** START OF SOURCE RECORDS **

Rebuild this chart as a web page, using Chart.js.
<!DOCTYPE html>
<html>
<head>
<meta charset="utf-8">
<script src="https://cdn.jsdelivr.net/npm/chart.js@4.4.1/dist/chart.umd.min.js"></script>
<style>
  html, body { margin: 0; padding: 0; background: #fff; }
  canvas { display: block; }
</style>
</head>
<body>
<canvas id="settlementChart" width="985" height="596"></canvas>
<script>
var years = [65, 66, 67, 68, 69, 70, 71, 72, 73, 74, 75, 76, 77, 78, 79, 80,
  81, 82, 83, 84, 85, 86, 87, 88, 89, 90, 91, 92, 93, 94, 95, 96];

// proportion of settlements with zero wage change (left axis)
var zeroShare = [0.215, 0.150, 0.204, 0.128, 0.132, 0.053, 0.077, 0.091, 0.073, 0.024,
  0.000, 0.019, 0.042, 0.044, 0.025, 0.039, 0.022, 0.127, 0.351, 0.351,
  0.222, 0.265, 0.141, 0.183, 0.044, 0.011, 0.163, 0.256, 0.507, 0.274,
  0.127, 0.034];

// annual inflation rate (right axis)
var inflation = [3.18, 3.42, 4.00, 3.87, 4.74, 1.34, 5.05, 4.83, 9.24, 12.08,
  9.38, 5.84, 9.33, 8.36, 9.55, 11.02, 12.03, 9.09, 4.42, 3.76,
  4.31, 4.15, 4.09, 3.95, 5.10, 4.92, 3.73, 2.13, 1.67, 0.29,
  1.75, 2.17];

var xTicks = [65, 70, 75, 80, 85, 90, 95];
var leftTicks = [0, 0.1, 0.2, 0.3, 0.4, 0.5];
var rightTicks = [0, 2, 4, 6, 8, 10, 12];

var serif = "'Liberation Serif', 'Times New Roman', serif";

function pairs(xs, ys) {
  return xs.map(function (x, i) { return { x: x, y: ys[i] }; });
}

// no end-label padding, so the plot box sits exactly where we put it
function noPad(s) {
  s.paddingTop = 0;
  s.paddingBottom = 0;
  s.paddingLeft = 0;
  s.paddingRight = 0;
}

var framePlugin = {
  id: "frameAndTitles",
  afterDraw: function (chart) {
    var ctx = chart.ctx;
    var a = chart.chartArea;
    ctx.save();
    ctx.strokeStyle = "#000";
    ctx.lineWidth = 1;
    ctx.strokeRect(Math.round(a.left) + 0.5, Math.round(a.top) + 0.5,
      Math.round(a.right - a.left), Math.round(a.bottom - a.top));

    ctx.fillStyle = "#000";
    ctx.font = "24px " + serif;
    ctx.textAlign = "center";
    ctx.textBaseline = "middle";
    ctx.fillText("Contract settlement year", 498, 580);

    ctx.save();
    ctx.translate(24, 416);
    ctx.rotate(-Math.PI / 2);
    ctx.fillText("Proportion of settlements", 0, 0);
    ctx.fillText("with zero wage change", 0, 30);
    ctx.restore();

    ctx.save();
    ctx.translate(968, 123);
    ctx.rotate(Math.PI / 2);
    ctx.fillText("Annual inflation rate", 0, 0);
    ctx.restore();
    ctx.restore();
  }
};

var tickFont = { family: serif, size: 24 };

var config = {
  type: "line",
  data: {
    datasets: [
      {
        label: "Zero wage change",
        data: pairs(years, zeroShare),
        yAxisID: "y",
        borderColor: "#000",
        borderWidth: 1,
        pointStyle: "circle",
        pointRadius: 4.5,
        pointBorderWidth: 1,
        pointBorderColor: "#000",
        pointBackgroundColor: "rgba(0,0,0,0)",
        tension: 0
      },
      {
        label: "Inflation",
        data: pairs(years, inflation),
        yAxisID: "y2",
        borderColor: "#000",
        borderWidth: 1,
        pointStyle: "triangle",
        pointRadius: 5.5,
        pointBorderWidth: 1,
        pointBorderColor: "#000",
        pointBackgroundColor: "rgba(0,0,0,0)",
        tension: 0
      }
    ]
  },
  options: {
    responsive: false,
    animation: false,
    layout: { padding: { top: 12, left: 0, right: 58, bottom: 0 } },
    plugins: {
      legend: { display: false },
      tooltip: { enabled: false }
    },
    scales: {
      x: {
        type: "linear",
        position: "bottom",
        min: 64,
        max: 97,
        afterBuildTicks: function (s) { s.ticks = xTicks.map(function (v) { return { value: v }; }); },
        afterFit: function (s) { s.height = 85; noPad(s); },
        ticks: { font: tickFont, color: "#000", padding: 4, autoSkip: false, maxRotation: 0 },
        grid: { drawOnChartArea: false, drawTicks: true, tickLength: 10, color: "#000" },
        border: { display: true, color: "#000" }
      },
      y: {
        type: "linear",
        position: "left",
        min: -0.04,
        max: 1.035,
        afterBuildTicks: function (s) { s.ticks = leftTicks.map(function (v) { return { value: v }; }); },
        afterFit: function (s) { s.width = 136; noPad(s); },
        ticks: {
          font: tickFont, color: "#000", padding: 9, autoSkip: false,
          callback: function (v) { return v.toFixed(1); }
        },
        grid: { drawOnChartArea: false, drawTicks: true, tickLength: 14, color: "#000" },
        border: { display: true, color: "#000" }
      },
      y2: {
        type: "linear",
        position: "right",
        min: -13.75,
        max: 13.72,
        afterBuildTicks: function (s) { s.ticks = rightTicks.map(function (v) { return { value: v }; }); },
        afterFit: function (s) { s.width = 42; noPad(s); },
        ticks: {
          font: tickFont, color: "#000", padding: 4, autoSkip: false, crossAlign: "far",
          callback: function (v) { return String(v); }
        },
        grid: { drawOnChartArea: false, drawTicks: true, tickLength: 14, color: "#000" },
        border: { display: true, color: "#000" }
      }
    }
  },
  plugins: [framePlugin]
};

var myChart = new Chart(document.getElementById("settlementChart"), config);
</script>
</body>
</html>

** END OF SOURCE RECORDS **
** START OF SOURCE RECORDS **

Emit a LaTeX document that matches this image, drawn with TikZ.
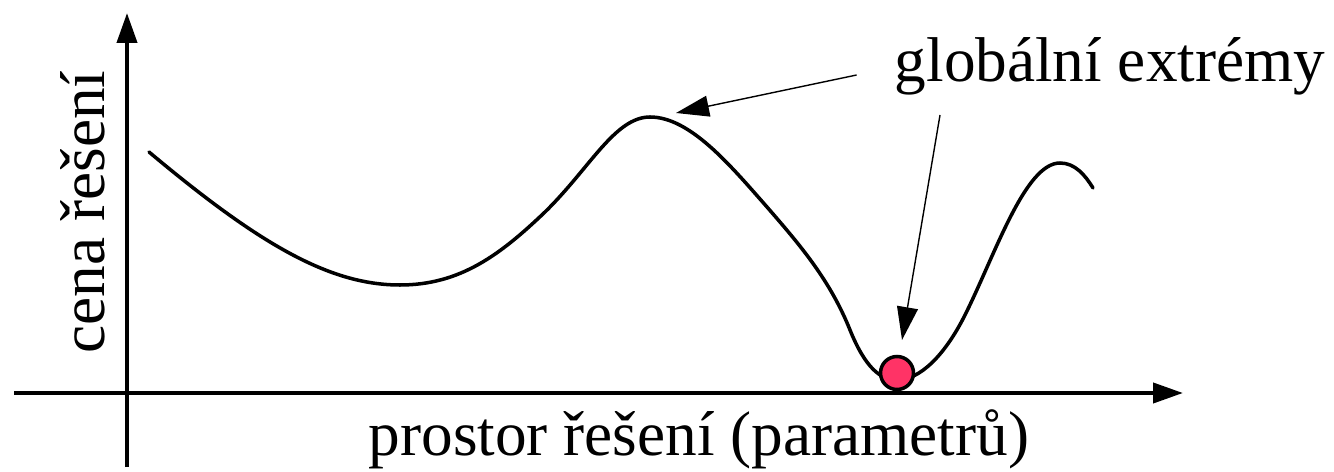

** END OF SOURCE RECORDS **

GIVEN TASK: Select every line above that contains the word "document", and copy it.

REPLY:
var myChart = new Chart(document.getElementById("settlementChart"), config);
Emit a LaTeX document that matches this image, drawn with TikZ.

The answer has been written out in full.